As Wreck-It Ralph 2 has expertly pointed out, Disney princesses haven't always made the best role models for young women. When they weren't going straight Patty Hearst and falling in love with their giant monster kidnappers, they were generally waiting for a boy to kiss them out of unconsciousness or for Mel Gibson to teach them about the importance of white culture.

The most egregious offender is Ariel, the Little "What's The Word?" Mermaid. To recap: Ariel sees (not meets, sees) a boy she likes and decides she wants to go live with him. Her dad argues against the idea, despite his daughter's insistence that she's 16 whole years old. When Papa incurs Ariel's eternal dismay by smashing her literal garbage, she goes to a sea witch and swaps her voice for a set of gams, then tries to get that boy from earlier to fall in love with her without the aid of her sweet fish pipes.

Ariel probably could've made a decent pass at the guy if she'd written him a letter. Unfortunately, in a comedy of errors, he can't connect with her due to the lack of communication and starts seeing that sea witch. And that, to quote Jay Walter Weatherman, is why you always leave a note.

Every Single Terminator

Them Terminators, buddy. They just can't seem to kill a Connor for trying. More than 30 years, a franchise full of movies, and a TV series later, Terminators have now killed more attempts to reinvigorate the series than they have actual Connors. And why?

Because they don't send enough Terminators, that's why. This is an army of seemingly endless death machines built with the sole intention of destroying all life, and for some reason they get all shoe-scuffly at the idea of sending more than one robot to the past at a time. And don't believe the line about not wanting to pollute the timeline. The handful of murder Roombas that they've sent back have already blown up more stuff than Michael Bay.

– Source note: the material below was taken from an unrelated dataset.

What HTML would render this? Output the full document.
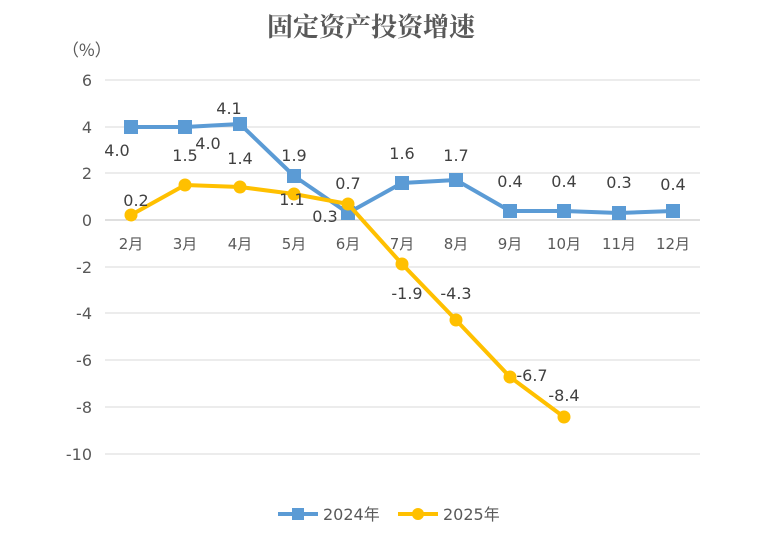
<!DOCTYPE html>
<html><head><meta charset="utf-8"><style>
body{margin:0;background:#fff;}
svg text{font-family:"DejaVu Sans","Liberation Sans","Noto Sans CJK SC",sans-serif;fill:#404040;}
</style></head><body>
<svg width="771" height="544" xmlns="http://www.w3.org/2000/svg">
<rect width="771" height="544" fill="#fff"/>
<text x="371" y="36" text-anchor="middle" style="font-family:'Noto Serif CJK SC','Noto Sans CJK SC',serif;font-size:26px;font-weight:bold;fill:#595959">固定资产投资增速</text>
<text x="62" y="56" style="font-size:17px;fill:#595959;font-family:'Noto Sans CJK SC',sans-serif">（%）</text>
<g stroke="#d9d9d9" stroke-width="1">
<line x1="105" y1="80" x2="700" y2="80"/><line x1="105" y1="127" x2="700" y2="127"/>
<line x1="105" y1="173" x2="700" y2="173"/><line x1="105" y1="267" x2="700" y2="267"/>
<line x1="105" y1="313" x2="700" y2="313"/><line x1="105" y1="360" x2="700" y2="360"/>
<line x1="105" y1="407" x2="700" y2="407"/><line x1="105" y1="454" x2="700" y2="454"/>
</g>
<line x1="105" y1="220" x2="700" y2="220" stroke="#bfbfbf"/>
<g font-size="16" text-anchor="end" style="fill:#595959">
<text x="92" y="86" style="fill:#595959">6</text><text x="92" y="133" style="fill:#595959">4</text>
<text x="92" y="179" style="fill:#595959">2</text><text x="92" y="226" style="fill:#595959">0</text>
<text x="92" y="273" style="fill:#595959">-2</text><text x="92" y="319" style="fill:#595959">-4</text>
<text x="92" y="366" style="fill:#595959">-6</text><text x="92" y="413" style="fill:#595959">-8</text>
<text x="92" y="460" style="fill:#595959">-10</text>
</g>
<g font-size="15" text-anchor="middle" style="font-family:'DejaVu Sans','Noto Sans CJK SC',sans-serif">
<text x="131" y="249" style="fill:#595959">2月</text><text x="185" y="249" style="fill:#595959">3月</text>
<text x="240" y="249" style="fill:#595959">4月</text><text x="294" y="249" style="fill:#595959">5月</text>
<text x="348" y="249" style="fill:#595959">6月</text><text x="402" y="249" style="fill:#595959">7月</text>
<text x="456" y="249" style="fill:#595959">8月</text><text x="510" y="249" style="fill:#595959">9月</text>
<text x="564" y="249" style="fill:#595959">10月</text><text x="619" y="249" style="fill:#595959">11月</text>
<text x="673" y="249" style="fill:#595959">12月</text>
</g>
<polyline fill="none" stroke="#5B9BD5" stroke-width="4" stroke-linejoin="round" points="131,127 185,127 240,124 294,176 348,213 402,183 456,180 510,211 564,211 619,213 673,211"/>
<g fill="#5B9BD5">
<rect x="124" y="120" width="14" height="14"/><rect x="178" y="120" width="14" height="14"/>
<rect x="233" y="117" width="14" height="14"/><rect x="287" y="169" width="14" height="14"/>
<rect x="341" y="206" width="14" height="14"/><rect x="395" y="176" width="14" height="14"/>
<rect x="449" y="173" width="14" height="14"/><rect x="503" y="204" width="14" height="14"/>
<rect x="557" y="204" width="14" height="14"/><rect x="612" y="206" width="14" height="14"/>
<rect x="666" y="204" width="14" height="14"/>
</g>
<polyline fill="none" stroke="#FFC000" stroke-width="4" stroke-linejoin="round" points="131,215 185,185 240,187 294,194 348,204 402,264 456,320 510,377 564,417"/>
<g fill="#FFC000">
<circle cx="131" cy="215" r="6.5"/><circle cx="185" cy="185" r="6.5"/><circle cx="240" cy="187" r="6.5"/>
<circle cx="294" cy="194" r="6.5"/><circle cx="348" cy="204" r="6.5"/><circle cx="402" cy="264" r="6.5"/>
<circle cx="456" cy="320" r="6.5"/><circle cx="510" cy="377" r="6.5"/><circle cx="564" cy="417" r="6.5"/>
</g>
<g font-size="16" text-anchor="middle">
<text x="117" y="156">4.0</text><text x="208" y="149">4.0</text><text x="229" y="114">4.1</text>
<text x="294" y="161">1.9</text><text x="325" y="222">0.3</text><text x="402" y="159">1.6</text>
<text x="456" y="161">1.7</text><text x="510" y="187">0.4</text><text x="564" y="187">0.4</text>
<text x="619" y="188">0.3</text><text x="673" y="190">0.4</text>
<text x="136" y="206">0.2</text><text x="185" y="161">1.5</text><text x="240" y="164">1.4</text>
<text x="292" y="205">1.1</text><text x="348" y="189">0.7</text><text x="407" y="299">-1.9</text>
<text x="456" y="299">-4.3</text><text x="532" y="381">-6.7</text><text x="564" y="401">-8.4</text>
</g>
<line x1="278" y1="514" x2="318" y2="514" stroke="#5B9BD5" stroke-width="4"/>
<rect x="292" y="508" width="12" height="12" fill="#5B9BD5"/>
<text x="323" y="520" font-size="16" style="fill:#595959;font-family:'DejaVu Sans','Noto Sans CJK SC',sans-serif">2024年</text>
<line x1="398" y1="514" x2="438" y2="514" stroke="#FFC000" stroke-width="4"/>
<circle cx="418" cy="514" r="6" fill="#FFC000"/>
<text x="443" y="520" font-size="16" style="fill:#595959;font-family:'DejaVu Sans','Noto Sans CJK SC',sans-serif">2025年</text>
</svg>
</body></html>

Listen up, robots. Not to encourage bad behavior, but audiences are sick to death of watching you lose whenever the opportunity arises. Next time you want a John Connor dead, just send a platoon of T-1000s and let history sort itself out.

Lord of the Rings

Originally released from 2001 to 2003 with a runtime long enough that it's mathematically impossible for you to have finished all of them by now, Lord of the Rings was a cultural movement that shifted Hollywood's perception of how much Sean Astin the world was willing to pay to see. At the center of the plot is the One Ring, a magical artifact of such portent that only a volcano can destroy it. And you know what? It has to be destroyed. It turns people invisible. There has to be more to it than that, but that's about as far as the film's explanation goes.

We find out pretty early on, though, that the ring has been volcano-adjacent in the past. Evidently, there was a war fought over the thing ages ago, and Elrond (a.k.a. Agent Smith) and his buddy Isildur managed to scrap their way into Mount Convenient Ledge back in the day. Isildur was holding the ring right there in a room that was lousy with lava and then got (metaphorically) cold feet.

Which is when Elrond should've shoved that cat straight into magma. Harsh? Yes, but the friends who are hardest on you are the best friends to have.